* **Supplied material**
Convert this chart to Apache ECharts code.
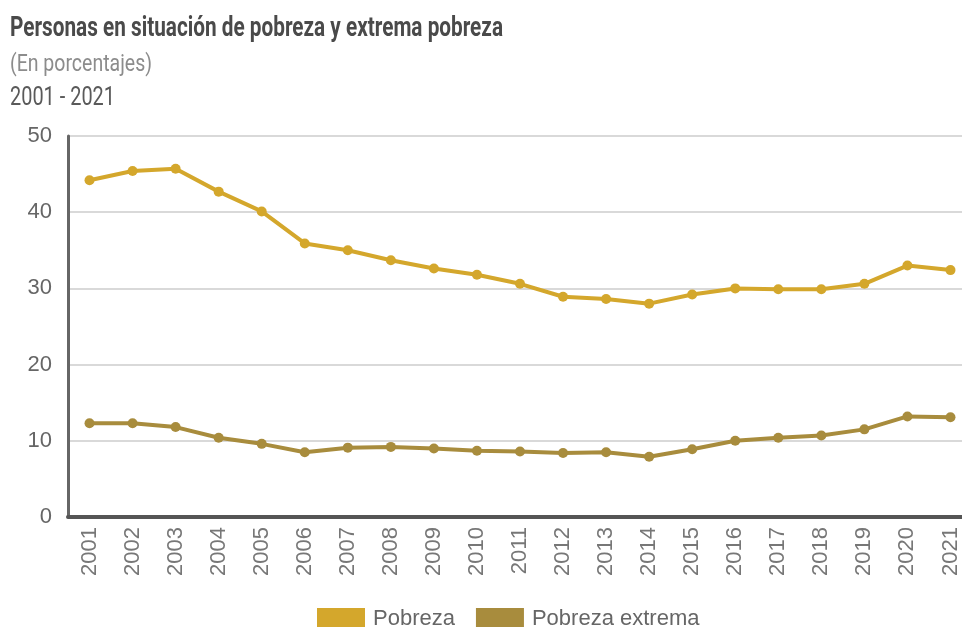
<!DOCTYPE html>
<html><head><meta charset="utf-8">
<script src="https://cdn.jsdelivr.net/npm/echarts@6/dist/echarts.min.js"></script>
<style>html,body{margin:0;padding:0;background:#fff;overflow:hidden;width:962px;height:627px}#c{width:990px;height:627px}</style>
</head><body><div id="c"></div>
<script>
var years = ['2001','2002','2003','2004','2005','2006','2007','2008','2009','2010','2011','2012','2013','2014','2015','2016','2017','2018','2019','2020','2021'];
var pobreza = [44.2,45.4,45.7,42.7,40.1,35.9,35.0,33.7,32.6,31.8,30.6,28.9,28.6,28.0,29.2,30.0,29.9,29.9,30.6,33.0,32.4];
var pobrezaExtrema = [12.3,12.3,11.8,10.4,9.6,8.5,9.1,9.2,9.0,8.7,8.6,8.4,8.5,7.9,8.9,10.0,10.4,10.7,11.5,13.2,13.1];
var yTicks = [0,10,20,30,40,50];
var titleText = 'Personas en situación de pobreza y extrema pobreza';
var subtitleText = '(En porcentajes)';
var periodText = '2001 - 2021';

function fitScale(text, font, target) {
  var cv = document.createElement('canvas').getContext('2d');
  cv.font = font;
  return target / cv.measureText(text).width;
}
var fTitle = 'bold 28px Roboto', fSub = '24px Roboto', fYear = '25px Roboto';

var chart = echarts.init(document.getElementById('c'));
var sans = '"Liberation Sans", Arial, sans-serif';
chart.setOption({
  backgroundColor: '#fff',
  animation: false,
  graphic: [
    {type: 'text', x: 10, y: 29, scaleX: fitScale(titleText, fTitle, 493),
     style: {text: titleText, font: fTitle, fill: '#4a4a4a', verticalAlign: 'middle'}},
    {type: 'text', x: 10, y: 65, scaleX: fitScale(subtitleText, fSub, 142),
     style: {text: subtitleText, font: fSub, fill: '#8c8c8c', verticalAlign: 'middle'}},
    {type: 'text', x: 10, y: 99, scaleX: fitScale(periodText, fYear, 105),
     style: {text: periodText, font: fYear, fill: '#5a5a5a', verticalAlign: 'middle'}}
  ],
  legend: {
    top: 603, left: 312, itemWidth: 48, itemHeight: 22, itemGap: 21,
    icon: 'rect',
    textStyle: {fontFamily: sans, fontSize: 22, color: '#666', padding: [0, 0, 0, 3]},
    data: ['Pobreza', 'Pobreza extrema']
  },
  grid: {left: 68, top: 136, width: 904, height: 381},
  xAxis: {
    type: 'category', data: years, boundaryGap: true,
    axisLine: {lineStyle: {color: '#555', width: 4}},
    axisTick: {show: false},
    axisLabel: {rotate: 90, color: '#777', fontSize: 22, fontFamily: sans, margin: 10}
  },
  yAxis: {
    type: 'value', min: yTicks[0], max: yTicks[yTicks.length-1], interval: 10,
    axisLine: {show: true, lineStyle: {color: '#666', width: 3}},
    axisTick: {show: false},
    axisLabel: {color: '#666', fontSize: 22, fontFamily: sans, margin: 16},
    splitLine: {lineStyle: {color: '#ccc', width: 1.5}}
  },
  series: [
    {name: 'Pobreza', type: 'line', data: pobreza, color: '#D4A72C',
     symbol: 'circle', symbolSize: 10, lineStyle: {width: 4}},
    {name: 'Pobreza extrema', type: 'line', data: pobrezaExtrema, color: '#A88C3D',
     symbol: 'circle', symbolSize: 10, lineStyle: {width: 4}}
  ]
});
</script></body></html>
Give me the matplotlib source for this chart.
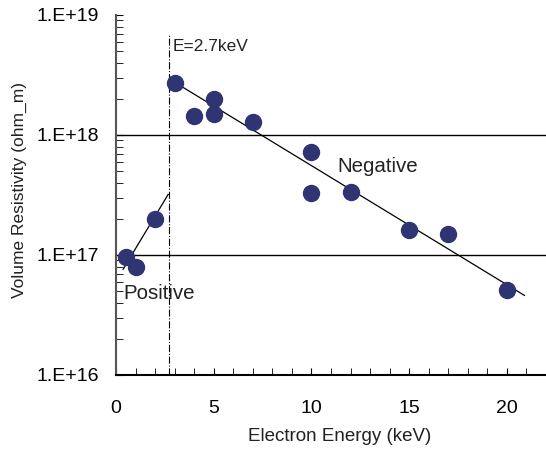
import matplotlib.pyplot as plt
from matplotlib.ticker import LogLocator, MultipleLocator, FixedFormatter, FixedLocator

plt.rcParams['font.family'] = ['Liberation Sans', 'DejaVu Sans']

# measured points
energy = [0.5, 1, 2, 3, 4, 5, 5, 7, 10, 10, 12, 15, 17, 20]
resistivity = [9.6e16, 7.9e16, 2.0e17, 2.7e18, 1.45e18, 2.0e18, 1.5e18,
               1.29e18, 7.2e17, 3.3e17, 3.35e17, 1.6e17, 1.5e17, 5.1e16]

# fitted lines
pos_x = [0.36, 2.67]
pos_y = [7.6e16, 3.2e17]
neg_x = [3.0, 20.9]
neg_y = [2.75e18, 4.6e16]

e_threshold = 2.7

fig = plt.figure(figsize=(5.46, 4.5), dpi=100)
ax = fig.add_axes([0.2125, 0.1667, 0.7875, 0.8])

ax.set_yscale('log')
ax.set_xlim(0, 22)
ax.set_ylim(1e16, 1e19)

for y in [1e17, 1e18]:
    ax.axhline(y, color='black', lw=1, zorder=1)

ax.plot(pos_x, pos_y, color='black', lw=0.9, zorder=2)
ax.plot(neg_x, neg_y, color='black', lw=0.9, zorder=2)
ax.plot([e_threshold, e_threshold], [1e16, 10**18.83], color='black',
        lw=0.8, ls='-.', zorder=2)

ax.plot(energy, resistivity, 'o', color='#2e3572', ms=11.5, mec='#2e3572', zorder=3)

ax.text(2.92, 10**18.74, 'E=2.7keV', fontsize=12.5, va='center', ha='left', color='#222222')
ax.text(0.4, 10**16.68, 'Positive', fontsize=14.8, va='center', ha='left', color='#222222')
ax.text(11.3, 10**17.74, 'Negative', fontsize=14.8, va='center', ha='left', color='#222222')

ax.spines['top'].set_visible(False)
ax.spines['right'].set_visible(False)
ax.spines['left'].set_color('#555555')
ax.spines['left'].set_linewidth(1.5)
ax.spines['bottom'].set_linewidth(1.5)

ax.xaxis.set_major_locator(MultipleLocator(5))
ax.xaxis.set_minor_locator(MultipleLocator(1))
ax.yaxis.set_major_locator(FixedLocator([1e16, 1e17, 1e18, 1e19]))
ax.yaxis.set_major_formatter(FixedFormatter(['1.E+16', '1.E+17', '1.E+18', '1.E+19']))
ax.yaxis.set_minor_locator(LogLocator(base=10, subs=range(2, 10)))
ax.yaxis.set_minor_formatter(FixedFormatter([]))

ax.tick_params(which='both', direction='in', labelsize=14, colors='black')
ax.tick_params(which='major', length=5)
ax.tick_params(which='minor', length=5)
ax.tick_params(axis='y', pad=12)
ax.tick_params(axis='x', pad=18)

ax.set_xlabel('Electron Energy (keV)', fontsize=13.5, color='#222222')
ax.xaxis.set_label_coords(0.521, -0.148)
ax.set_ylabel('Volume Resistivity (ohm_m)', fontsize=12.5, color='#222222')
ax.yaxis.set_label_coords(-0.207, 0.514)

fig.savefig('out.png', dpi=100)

* **Stated task**
Using the material above, set down every line exactly, but skip the pictures.

* **Exercise answer**
Convert this chart to Apache ECharts code.
<!DOCTYPE html>
<html><head><meta charset="utf-8">
<script src="https://cdn.jsdelivr.net/npm/echarts@6/dist/echarts.min.js"></script>
<style>html,body{margin:0;padding:0;background:#fff;overflow:hidden;width:962px;height:627px}#c{width:990px;height:627px}</style>
</head><body><div id="c"></div>
<script>
var years = ['2001','2002','2003','2004','2005','2006','2007','2008','2009','2010','2011','2012','2013','2014','2015','2016','2017','2018','2019','2020','2021'];
var pobreza = [44.2,45.4,45.7,42.7,40.1,35.9,35.0,33.7,32.6,31.8,30.6,28.9,28.6,28.0,29.2,30.0,29.9,29.9,30.6,33.0,32.4];
var pobrezaExtrema = [12.3,12.3,11.8,10.4,9.6,8.5,9.1,9.2,9.0,8.7,8.6,8.4,8.5,7.9,8.9,10.0,10.4,10.7,11.5,13.2,13.1];
var yTicks = [0,10,20,30,40,50];
var titleText = 'Personas en situación de pobreza y extrema pobreza';
var subtitleText = '(En porcentajes)';
var periodText = '2001 - 2021';

function fitScale(text, font, target) {
  var cv = document.createElement('canvas').getContext('2d');
  cv.font = font;
  return target / cv.measureText(text).width;
}
var fTitle = 'bold 28px Roboto', fSub = '24px Roboto', fYear = '25px Roboto';

var chart = echarts.init(document.getElementById('c'));
var sans = '"Liberation Sans", Arial, sans-serif';
chart.setOption({
  backgroundColor: '#fff',
  animation: false,
  graphic: [
    {type: 'text', x: 10, y: 29, scaleX: fitScale(titleText, fTitle, 493),
     style: {text: titleText, font: fTitle, fill: '#4a4a4a', verticalAlign: 'middle'}},
    {type: 'text', x: 10, y: 65, scaleX: fitScale(subtitleText, fSub, 142),
     style: {text: subtitleText, font: fSub, fill: '#8c8c8c', verticalAlign: 'middle'}},
    {type: 'text', x: 10, y: 99, scaleX: fitScale(periodText, fYear, 105),
     style: {text: periodText, font: fYear, fill: '#5a5a5a', verticalAlign: 'middle'}}
  ],
  legend: {
    top: 603, left: 312, itemWidth: 48, itemHeight: 22, itemGap: 21,
    icon: 'rect',
    textStyle: {fontFamily: sans, fontSize: 22, color: '#666', padding: [0, 0, 0, 3]},
    data: ['Pobreza', 'Pobreza extrema']
  },
  grid: {left: 68, top: 136, width: 904, height: 381},
  xAxis: {
    type: 'category', data: years, boundaryGap: true,
    axisLine: {lineStyle: {color: '#555', width: 4}},
    axisTick: {show: false},
    axisLabel: {rotate: 90, color: '#777', fontSize: 22, fontFamily: sans, margin: 10}
  },
  yAxis: {
    type: 'value', min: yTicks[0], max: yTicks[yTicks.length-1], interval: 10,
    axisLine: {show: true, lineStyle: {color: '#666', width: 3}},
    axisTick: {show: false},
    axisLabel: {color: '#666', fontSize: 22, fontFamily: sans, margin: 16},
    splitLine: {lineStyle: {color: '#ccc', width: 1.5}}
  },
  series: [
    {name: 'Pobreza', type: 'line', data: pobreza, color: '#D4A72C',
     symbol: 'circle', symbolSize: 10, lineStyle: {width: 4}},
    {name: 'Pobreza extrema', type: 'line', data: pobrezaExtrema, color: '#A88C3D',
     symbol: 'circle', symbolSize: 10, lineStyle: {width: 4}}
  ]
});
</script></body></html>
Give me the matplotlib source for this chart.
import matplotlib.pyplot as plt
from matplotlib.ticker import LogLocator, MultipleLocator, FixedFormatter, FixedLocator

plt.rcParams['font.family'] = ['Liberation Sans', 'DejaVu Sans']

# measured points
energy = [0.5, 1, 2, 3, 4, 5, 5, 7, 10, 10, 12, 15, 17, 20]
resistivity = [9.6e16, 7.9e16, 2.0e17, 2.7e18, 1.45e18, 2.0e18, 1.5e18,
               1.29e18, 7.2e17, 3.3e17, 3.35e17, 1.6e17, 1.5e17, 5.1e16]

# fitted lines
pos_x = [0.36, 2.67]
pos_y = [7.6e16, 3.2e17]
neg_x = [3.0, 20.9]
neg_y = [2.75e18, 4.6e16]

e_threshold = 2.7

fig = plt.figure(figsize=(5.46, 4.5), dpi=100)
ax = fig.add_axes([0.2125, 0.1667, 0.7875, 0.8])

ax.set_yscale('log')
ax.set_xlim(0, 22)
ax.set_ylim(1e16, 1e19)

for y in [1e17, 1e18]:
    ax.axhline(y, color='black', lw=1, zorder=1)

ax.plot(pos_x, pos_y, color='black', lw=0.9, zorder=2)
ax.plot(neg_x, neg_y, color='black', lw=0.9, zorder=2)
ax.plot([e_threshold, e_threshold], [1e16, 10**18.83], color='black',
        lw=0.8, ls='-.', zorder=2)

ax.plot(energy, resistivity, 'o', color='#2e3572', ms=11.5, mec='#2e3572', zorder=3)

ax.text(2.92, 10**18.74, 'E=2.7keV', fontsize=12.5, va='center', ha='left', color='#222222')
ax.text(0.4, 10**16.68, 'Positive', fontsize=14.8, va='center', ha='left', color='#222222')
ax.text(11.3, 10**17.74, 'Negative', fontsize=14.8, va='center', ha='left', color='#222222')

ax.spines['top'].set_visible(False)
ax.spines['right'].set_visible(False)
ax.spines['left'].set_color('#555555')
ax.spines['left'].set_linewidth(1.5)
ax.spines['bottom'].set_linewidth(1.5)

ax.xaxis.set_major_locator(MultipleLocator(5))
ax.xaxis.set_minor_locator(MultipleLocator(1))
ax.yaxis.set_major_locator(FixedLocator([1e16, 1e17, 1e18, 1e19]))
ax.yaxis.set_major_formatter(FixedFormatter(['1.E+16', '1.E+17', '1.E+18', '1.E+19']))
ax.yaxis.set_minor_locator(LogLocator(base=10, subs=range(2, 10)))
ax.yaxis.set_minor_formatter(FixedFormatter([]))

ax.tick_params(which='both', direction='in', labelsize=14, colors='black')
ax.tick_params(which='major', length=5)
ax.tick_params(which='minor', length=5)
ax.tick_params(axis='y', pad=12)
ax.tick_params(axis='x', pad=18)

ax.set_xlabel('Electron Energy (keV)', fontsize=13.5, color='#222222')
ax.xaxis.set_label_coords(0.521, -0.148)
ax.set_ylabel('Volume Resistivity (ohm_m)', fontsize=12.5, color='#222222')
ax.yaxis.set_label_coords(-0.207, 0.514)

fig.savefig('out.png', dpi=100)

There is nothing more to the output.